>>>

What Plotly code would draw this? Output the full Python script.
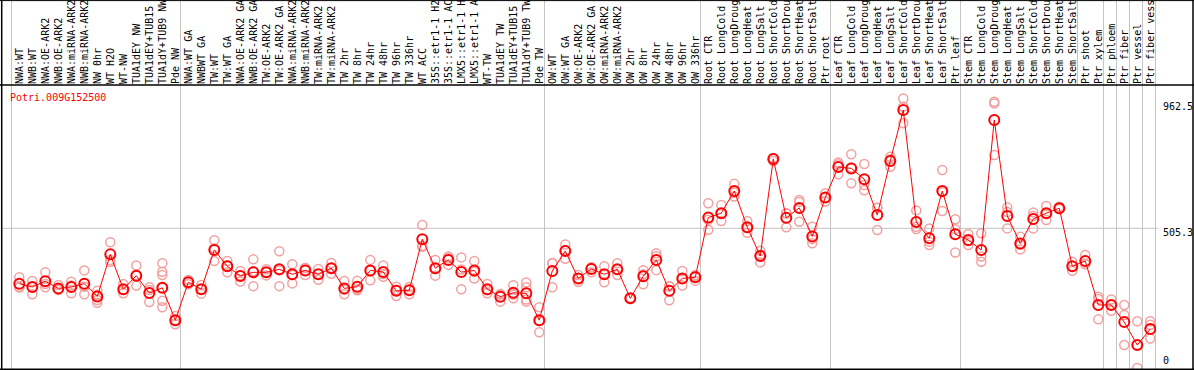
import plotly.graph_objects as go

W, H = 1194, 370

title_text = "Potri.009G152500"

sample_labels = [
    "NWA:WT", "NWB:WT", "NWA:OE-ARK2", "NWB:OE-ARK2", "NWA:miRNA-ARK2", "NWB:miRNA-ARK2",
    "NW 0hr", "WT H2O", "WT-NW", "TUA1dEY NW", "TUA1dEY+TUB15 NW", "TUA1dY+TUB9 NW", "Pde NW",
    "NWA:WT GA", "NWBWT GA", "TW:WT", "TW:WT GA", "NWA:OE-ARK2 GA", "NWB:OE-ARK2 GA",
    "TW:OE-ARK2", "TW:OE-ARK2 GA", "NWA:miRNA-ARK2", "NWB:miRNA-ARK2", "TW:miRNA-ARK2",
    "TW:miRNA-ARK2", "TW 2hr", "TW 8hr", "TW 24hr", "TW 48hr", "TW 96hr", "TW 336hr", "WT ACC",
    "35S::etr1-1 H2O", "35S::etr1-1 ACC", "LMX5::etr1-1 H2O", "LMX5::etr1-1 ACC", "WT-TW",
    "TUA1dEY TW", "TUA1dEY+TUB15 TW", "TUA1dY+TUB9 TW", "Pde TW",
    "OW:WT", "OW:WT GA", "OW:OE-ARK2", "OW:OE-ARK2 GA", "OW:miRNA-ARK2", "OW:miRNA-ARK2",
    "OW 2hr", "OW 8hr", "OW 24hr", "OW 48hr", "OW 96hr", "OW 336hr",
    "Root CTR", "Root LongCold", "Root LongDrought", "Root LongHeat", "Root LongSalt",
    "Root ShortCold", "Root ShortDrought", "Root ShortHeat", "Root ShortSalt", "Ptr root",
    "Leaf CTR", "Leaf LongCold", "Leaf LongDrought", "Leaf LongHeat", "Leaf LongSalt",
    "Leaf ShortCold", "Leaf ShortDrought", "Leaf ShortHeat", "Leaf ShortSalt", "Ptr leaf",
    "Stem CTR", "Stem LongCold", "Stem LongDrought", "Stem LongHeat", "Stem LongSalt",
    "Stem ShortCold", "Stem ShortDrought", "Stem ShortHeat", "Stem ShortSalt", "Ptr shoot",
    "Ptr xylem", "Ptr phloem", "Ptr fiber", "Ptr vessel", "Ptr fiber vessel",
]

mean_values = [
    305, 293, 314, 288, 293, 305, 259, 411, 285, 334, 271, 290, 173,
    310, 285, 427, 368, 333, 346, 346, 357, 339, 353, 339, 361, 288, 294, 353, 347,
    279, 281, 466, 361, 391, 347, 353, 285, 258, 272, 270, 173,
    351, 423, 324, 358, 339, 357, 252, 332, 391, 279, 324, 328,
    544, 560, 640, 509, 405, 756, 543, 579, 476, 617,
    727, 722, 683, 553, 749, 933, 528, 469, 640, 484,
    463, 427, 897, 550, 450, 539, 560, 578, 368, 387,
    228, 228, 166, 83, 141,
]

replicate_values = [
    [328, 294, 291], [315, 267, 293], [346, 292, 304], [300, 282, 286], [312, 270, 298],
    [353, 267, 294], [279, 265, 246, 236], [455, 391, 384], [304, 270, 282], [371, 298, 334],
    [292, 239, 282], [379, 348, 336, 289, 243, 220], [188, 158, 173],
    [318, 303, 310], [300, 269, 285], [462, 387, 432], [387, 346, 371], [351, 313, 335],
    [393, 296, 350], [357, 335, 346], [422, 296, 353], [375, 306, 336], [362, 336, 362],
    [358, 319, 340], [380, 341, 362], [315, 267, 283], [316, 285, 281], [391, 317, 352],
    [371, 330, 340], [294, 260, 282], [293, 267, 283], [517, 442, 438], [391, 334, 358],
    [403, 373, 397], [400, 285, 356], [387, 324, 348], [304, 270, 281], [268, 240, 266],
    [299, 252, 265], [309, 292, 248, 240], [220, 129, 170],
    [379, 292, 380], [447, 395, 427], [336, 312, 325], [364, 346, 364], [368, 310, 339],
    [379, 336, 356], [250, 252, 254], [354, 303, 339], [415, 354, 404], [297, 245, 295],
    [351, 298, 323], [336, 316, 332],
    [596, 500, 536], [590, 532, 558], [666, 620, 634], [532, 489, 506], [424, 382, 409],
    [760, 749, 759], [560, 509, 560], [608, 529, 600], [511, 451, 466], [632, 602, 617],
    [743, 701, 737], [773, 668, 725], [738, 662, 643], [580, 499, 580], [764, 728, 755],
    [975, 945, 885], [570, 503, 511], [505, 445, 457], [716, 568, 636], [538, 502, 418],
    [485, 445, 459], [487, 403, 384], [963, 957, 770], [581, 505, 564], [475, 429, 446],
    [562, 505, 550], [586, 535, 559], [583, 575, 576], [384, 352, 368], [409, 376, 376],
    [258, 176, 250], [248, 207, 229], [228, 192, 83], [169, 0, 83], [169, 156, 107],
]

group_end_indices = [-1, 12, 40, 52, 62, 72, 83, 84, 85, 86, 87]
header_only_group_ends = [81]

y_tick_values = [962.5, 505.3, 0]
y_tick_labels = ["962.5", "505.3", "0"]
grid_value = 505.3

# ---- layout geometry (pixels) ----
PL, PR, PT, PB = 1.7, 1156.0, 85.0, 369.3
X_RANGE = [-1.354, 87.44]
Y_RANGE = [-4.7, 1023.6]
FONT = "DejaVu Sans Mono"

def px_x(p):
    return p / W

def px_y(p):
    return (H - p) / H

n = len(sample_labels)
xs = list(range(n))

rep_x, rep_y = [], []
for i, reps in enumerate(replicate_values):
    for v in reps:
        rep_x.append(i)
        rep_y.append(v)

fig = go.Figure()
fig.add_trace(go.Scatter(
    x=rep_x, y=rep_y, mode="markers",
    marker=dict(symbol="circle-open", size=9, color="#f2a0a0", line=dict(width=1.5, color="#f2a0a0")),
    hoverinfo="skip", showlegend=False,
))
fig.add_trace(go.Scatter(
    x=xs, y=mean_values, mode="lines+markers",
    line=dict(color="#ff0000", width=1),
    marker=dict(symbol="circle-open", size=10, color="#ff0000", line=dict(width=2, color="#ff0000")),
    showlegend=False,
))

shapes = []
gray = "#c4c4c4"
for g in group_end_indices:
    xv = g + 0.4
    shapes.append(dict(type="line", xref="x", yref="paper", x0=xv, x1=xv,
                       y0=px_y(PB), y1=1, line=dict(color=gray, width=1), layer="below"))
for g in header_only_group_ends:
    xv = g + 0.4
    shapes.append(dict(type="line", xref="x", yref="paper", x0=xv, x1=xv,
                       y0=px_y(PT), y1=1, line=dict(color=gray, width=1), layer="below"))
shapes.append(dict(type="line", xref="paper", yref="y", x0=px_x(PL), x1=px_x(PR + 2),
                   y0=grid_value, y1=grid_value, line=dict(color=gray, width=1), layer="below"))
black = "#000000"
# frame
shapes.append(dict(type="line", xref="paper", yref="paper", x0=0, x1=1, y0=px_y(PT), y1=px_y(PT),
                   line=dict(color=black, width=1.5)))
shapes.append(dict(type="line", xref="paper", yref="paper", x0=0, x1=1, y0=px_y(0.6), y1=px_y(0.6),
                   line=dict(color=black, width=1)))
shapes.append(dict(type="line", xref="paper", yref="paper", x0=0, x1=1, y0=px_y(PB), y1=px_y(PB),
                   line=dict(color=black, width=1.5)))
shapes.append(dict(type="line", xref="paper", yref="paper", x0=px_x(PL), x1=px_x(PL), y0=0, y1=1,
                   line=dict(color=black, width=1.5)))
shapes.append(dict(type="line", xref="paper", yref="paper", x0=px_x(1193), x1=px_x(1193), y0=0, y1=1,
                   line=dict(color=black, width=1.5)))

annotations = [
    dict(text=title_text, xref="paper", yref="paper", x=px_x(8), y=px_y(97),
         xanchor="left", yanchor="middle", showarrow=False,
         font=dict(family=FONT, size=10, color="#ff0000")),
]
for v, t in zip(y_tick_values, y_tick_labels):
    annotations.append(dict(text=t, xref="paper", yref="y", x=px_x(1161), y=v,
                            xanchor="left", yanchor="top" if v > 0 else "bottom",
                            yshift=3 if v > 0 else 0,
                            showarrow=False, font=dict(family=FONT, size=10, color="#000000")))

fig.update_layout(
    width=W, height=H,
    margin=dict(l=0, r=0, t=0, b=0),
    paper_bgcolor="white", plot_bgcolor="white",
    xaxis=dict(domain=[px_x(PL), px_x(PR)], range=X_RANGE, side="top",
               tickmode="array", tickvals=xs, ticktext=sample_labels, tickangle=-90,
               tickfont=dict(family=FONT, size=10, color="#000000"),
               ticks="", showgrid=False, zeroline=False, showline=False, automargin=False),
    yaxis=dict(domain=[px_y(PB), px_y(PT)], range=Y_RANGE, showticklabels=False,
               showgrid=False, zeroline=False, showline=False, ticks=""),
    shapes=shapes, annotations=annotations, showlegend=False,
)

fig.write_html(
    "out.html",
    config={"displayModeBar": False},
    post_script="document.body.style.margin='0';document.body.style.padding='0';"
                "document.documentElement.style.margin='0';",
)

<<<
>>>

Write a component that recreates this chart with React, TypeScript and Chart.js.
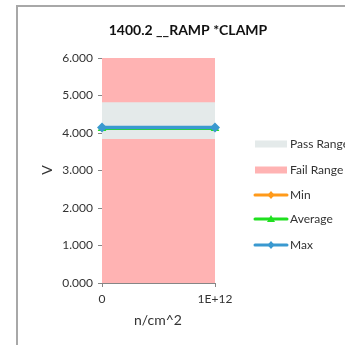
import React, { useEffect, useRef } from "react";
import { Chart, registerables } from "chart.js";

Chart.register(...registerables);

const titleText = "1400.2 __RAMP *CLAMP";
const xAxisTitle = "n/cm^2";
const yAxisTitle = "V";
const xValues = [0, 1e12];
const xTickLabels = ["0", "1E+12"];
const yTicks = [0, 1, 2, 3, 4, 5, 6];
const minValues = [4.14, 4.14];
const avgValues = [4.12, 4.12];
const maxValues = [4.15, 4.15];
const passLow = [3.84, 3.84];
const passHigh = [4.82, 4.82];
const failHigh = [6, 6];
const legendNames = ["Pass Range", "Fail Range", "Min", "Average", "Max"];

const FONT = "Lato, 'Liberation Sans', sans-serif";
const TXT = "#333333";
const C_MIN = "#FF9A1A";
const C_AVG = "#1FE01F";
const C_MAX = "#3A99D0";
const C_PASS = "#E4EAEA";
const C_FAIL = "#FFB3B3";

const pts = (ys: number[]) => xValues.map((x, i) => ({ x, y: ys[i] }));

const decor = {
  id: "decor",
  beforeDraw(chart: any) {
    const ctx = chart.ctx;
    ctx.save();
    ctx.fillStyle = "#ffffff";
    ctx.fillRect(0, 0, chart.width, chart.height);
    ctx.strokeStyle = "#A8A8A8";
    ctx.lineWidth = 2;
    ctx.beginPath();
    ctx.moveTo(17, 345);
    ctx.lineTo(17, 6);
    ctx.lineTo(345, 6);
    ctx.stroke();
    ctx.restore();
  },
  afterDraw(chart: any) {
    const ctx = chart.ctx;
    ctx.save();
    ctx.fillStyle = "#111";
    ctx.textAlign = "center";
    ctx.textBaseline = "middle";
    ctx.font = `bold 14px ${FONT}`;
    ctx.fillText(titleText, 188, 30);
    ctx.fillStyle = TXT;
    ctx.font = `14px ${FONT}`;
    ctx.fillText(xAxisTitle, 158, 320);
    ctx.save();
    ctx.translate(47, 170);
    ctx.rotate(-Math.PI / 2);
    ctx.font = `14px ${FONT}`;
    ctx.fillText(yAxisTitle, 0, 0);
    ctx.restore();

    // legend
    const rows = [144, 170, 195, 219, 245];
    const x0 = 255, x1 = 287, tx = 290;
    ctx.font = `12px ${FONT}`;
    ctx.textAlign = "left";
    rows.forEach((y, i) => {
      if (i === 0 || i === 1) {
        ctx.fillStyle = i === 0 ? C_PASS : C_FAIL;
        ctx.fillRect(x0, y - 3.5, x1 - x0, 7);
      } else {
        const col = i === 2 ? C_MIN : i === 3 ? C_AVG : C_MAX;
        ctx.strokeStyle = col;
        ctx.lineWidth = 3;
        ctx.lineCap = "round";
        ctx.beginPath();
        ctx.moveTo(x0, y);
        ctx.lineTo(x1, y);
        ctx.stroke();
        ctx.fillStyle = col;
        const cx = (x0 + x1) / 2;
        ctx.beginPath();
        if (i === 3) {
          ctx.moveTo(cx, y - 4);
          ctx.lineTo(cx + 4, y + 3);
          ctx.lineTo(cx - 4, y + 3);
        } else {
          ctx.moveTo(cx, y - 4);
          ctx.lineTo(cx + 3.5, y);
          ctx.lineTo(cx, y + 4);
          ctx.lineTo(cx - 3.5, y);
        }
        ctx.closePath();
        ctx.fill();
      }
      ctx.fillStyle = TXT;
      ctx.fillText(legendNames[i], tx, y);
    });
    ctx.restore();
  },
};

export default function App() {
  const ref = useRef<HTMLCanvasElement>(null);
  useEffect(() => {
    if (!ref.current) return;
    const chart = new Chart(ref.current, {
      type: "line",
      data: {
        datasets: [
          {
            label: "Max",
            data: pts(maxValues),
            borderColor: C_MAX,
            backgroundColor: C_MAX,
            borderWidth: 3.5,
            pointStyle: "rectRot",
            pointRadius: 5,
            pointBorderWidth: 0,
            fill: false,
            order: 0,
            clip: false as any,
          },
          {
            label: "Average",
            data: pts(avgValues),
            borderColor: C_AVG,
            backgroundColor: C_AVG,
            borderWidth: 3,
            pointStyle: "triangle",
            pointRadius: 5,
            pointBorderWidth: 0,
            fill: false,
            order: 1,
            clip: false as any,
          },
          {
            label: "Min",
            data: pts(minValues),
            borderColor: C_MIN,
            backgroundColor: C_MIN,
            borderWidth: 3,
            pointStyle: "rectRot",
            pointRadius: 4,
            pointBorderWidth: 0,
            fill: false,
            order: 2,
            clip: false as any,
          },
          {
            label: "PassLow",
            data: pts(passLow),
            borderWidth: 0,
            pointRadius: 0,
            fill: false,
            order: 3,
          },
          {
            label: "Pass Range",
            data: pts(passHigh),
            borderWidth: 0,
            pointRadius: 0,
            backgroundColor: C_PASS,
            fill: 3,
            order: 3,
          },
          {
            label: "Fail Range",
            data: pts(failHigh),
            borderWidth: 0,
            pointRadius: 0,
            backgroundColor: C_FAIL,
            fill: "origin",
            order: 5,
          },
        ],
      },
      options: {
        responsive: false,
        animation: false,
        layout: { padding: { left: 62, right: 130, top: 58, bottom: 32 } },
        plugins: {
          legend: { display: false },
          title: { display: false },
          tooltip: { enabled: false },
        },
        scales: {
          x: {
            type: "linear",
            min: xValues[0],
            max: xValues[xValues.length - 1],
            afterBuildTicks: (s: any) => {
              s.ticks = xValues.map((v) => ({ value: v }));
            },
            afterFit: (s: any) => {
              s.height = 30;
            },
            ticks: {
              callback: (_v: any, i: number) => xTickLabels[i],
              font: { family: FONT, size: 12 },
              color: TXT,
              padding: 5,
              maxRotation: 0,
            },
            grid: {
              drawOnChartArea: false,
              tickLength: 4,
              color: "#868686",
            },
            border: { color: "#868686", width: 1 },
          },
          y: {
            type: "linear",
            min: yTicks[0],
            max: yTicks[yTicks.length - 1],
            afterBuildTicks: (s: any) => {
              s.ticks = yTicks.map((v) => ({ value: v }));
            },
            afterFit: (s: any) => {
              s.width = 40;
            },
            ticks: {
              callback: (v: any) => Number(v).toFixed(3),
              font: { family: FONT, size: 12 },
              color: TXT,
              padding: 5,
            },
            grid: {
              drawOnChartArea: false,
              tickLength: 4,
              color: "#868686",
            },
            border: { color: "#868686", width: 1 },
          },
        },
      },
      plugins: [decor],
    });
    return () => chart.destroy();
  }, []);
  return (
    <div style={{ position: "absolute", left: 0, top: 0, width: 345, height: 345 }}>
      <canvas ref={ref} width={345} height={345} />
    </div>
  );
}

<<<
>>>

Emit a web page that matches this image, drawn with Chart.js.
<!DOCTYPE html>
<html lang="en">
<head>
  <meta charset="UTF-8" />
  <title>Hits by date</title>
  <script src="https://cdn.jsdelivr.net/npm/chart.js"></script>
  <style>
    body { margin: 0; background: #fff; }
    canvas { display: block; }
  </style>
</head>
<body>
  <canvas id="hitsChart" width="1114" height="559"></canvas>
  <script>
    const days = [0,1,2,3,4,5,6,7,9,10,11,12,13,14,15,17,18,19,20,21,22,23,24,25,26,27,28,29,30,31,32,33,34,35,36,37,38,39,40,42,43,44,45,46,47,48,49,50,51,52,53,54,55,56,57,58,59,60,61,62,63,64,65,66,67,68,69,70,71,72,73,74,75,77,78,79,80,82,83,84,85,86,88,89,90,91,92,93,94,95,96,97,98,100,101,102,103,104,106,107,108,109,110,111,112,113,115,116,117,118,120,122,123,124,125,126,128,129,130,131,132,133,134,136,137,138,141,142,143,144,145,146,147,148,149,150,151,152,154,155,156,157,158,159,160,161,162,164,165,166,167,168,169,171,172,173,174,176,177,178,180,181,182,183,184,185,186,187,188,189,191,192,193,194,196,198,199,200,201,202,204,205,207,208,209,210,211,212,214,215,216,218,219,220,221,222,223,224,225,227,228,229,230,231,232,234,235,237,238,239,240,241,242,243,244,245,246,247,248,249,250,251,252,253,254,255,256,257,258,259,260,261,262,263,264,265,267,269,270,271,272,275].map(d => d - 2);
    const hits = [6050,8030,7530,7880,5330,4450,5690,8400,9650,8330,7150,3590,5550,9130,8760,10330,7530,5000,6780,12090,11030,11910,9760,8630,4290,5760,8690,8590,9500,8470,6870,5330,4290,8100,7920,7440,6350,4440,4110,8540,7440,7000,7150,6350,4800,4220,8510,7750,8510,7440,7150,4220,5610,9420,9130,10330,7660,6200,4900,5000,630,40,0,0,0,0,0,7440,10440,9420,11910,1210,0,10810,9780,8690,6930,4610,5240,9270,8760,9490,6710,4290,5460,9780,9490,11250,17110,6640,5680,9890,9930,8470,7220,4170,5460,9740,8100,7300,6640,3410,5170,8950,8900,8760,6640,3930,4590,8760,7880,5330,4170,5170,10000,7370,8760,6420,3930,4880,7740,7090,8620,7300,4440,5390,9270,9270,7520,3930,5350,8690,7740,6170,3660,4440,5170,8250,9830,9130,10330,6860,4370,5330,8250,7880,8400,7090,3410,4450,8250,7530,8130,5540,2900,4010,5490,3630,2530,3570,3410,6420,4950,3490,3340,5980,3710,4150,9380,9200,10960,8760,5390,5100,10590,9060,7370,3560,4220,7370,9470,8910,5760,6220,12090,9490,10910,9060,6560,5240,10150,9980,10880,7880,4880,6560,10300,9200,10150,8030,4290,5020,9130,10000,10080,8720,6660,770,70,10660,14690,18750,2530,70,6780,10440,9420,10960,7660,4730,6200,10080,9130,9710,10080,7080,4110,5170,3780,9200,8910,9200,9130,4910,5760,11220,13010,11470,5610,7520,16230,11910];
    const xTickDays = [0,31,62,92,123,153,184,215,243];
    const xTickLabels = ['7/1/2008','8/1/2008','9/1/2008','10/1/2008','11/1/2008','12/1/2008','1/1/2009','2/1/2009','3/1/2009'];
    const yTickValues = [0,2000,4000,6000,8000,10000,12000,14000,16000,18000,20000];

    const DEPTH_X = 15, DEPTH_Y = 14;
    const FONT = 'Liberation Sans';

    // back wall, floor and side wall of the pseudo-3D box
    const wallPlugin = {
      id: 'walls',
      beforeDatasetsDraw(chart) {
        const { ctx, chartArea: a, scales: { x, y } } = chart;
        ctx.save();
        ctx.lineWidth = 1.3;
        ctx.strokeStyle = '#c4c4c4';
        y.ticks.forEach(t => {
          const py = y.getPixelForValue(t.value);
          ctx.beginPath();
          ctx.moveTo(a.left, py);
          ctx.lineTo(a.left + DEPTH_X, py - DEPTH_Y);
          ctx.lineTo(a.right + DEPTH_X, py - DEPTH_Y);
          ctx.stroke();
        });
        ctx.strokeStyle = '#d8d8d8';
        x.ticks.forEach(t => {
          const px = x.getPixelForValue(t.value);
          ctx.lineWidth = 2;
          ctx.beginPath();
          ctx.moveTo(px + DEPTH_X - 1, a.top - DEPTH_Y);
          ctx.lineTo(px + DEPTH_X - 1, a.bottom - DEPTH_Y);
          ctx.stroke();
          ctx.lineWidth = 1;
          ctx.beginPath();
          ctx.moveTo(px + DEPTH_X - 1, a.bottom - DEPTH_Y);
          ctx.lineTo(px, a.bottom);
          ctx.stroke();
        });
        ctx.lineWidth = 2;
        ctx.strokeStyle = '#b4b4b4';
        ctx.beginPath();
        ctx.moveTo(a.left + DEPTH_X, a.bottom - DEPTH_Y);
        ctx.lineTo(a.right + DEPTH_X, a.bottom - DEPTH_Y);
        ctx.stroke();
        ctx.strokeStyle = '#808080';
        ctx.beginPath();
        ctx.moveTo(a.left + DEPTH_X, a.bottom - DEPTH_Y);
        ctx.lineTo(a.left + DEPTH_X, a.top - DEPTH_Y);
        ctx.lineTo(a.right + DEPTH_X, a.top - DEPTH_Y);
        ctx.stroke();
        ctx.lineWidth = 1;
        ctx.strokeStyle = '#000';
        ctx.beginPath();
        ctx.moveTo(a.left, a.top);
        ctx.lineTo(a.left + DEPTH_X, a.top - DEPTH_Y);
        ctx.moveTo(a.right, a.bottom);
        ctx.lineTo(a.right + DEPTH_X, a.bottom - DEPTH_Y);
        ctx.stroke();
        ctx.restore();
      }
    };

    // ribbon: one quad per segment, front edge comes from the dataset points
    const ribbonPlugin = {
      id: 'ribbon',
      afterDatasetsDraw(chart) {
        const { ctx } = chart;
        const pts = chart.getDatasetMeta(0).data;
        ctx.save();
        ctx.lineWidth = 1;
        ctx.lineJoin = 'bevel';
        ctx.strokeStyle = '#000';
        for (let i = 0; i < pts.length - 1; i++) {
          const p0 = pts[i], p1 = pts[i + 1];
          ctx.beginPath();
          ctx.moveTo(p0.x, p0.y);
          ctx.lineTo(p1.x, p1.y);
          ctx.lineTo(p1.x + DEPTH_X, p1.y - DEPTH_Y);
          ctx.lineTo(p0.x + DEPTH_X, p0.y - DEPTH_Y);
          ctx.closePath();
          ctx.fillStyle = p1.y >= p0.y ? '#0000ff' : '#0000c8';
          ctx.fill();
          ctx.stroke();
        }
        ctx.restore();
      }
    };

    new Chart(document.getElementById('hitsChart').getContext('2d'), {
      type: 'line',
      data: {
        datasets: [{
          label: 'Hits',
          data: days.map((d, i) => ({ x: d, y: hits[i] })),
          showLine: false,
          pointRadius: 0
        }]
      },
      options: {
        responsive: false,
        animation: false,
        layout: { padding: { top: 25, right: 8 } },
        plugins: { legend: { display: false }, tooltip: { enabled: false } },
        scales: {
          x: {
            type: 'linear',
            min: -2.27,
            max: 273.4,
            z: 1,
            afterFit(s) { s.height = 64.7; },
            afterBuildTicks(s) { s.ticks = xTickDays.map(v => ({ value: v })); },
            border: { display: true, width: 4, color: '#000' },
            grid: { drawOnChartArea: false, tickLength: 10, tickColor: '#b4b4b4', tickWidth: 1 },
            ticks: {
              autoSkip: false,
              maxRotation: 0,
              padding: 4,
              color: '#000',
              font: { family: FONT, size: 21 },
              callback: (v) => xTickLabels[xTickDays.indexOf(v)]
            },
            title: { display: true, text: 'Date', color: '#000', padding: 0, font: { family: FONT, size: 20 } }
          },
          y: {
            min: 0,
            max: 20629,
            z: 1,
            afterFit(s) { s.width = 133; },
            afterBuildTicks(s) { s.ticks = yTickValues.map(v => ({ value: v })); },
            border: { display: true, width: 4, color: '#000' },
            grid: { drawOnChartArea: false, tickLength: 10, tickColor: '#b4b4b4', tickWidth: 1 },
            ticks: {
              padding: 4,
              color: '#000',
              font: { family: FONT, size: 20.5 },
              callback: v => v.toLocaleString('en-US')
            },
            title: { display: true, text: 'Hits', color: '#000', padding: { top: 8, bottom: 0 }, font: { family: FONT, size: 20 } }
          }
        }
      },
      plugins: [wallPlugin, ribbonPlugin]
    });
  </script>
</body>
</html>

<<<

> **Task**
Pictures excluded, give again exactly and only the lines of the material above from the line with "Write a component" through the line with "Chart.register(...registerables);".

> **Exercise solution**
Write a component that recreates this chart with React, TypeScript and Chart.js.
import React, { useEffect, useRef } from "react";
import { Chart, registerables } from "chart.js";

Chart.register(...registerables);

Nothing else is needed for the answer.